Omolori chronicled the various processes leading to the repealing of the National Assembly Service Commission Act, Cap N7, Laws of the Federation of Nigeria, and re-enactment of the National Assembly Service Administrative Structure Bill, and claimed that the bill signed into law by Jonathan omitted Section 19 (2) of what was passed by the National Assembly. He said the omitted section 19 (2) was what ought to give legal authority to the National Assembly Service Commission for all its actions.
Omolori explained, “The clear implication, Your Excellencies, is that anything done or purported to have been done under that Act is null and Void. It, therefore, means that the purported repeal of the National Assembly Service Act, Cap N7 Laws of the Federation of Nigeria, 2014 as contained in Section I (l) of the National Assembly Service Commission Act of 2014 is of no effect as we must fall back on the National Assembly Service Act Cap N7 Laws of the Federation of Nigeria.”
He stated in the letter, “I write to draw your attention to a very serious anomaly with regard to the National Assembly Service Commission Act 2014 as duly passed into law by the National Assembly and as assented to by the President of the Federal Republic of Nigeria.
It will appear that the on-going controversy as to who is responsible for the final approval of the conditions of service for the Assembly, promoted some concerned individuals, present and former lawmakers, who were privy to the process of enacting that Act to draw attention to a huge gap between what the 7th Assembly passed and what is now in circulation as the Act.
“In view of my onerous duty as the Clerk of the National Assembly and the seriousness of the concerns raised, it became highly imperative to investigate the facts and circumstances of the matter. My findings are presented below.
“On Wednesday, 15th May, 2013, the House of Representatives resolved into a Committee of the Whole and considered the report of ‘A Bill for an Act to Repeal the National Assembly Service Commission Act, Cap N7, Law of the Federation of Nigeria, 2004 and Re-Enact a National Assembly Service Administrative Structure Bill for improved Service Delivery; and other Related Matters’) (hereafter referred to as ‘the Bill’).
“The particulars of the Bill as considered, passed and adopted on that day are in Appendix G A’ (pages 876-887). You may wish to note particularly Clause 19 (1) and (2) on page 883. On Wednesday 11th December 2013, the Senate resolved and considered part of the Bill in a Committee of the Whole and deferred further consideration to another Legislative Day.
“The Senate Votes and Proceeding marked as Appendix ‘B’. The Senate resumed consideration of the Bill on Wednesday, 9th March, 2014, approved the Report in Plenary – adopted the Bill – read it the third time and passed it on the same day. As the Bill passed by both Houses had differences, a harmonisation committee was constituted in both Houses in line with Parliamentary rules to meet and reconcile the differences.”

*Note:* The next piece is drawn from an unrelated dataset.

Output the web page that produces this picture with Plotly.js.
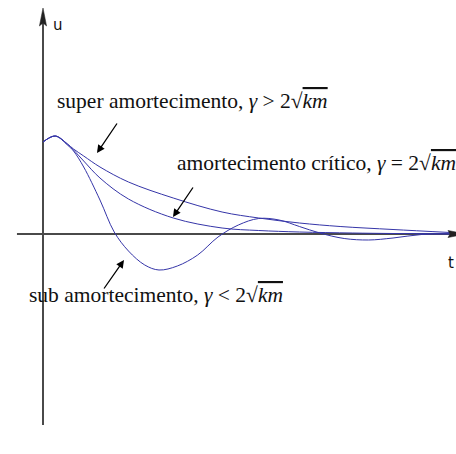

He explained that the details of the harmonisation report, which showed graphically what both chambers adopted and the conference recommendations in the areas they had differences, was contained in Appendix “E”.
Omolori stated, “On the 27th May 2014, the House received and adopted the harmonisation report of the Bill. On the Senate side, the report of the Harmonisation Committee was laid on 27th May 2004 and adopted on 5th June 2014. Curiously, the bill signed into an Act by the president omitted Section 19 (2). Your Excellencies, it is obvious from the above sequence that the Act represents any other thing but the wishes of the parliament.
“For to become an Act as a binding law, it must go through the legislative process and duly passed by the parliament. Thereafter, the president assents to it. The unique but compulsory requirement is that the chain must be unbroken to the extent that the president is to sign the bill as passed by the parliament. No omission and no addition except for a veto, which will call for further legislative action.
“In the circumstances of this Act and with this obvious omission, I advocate that we do the needful. Indeed, we should be mindful of this omission and, in the least, give expression to the wishes of the parliament.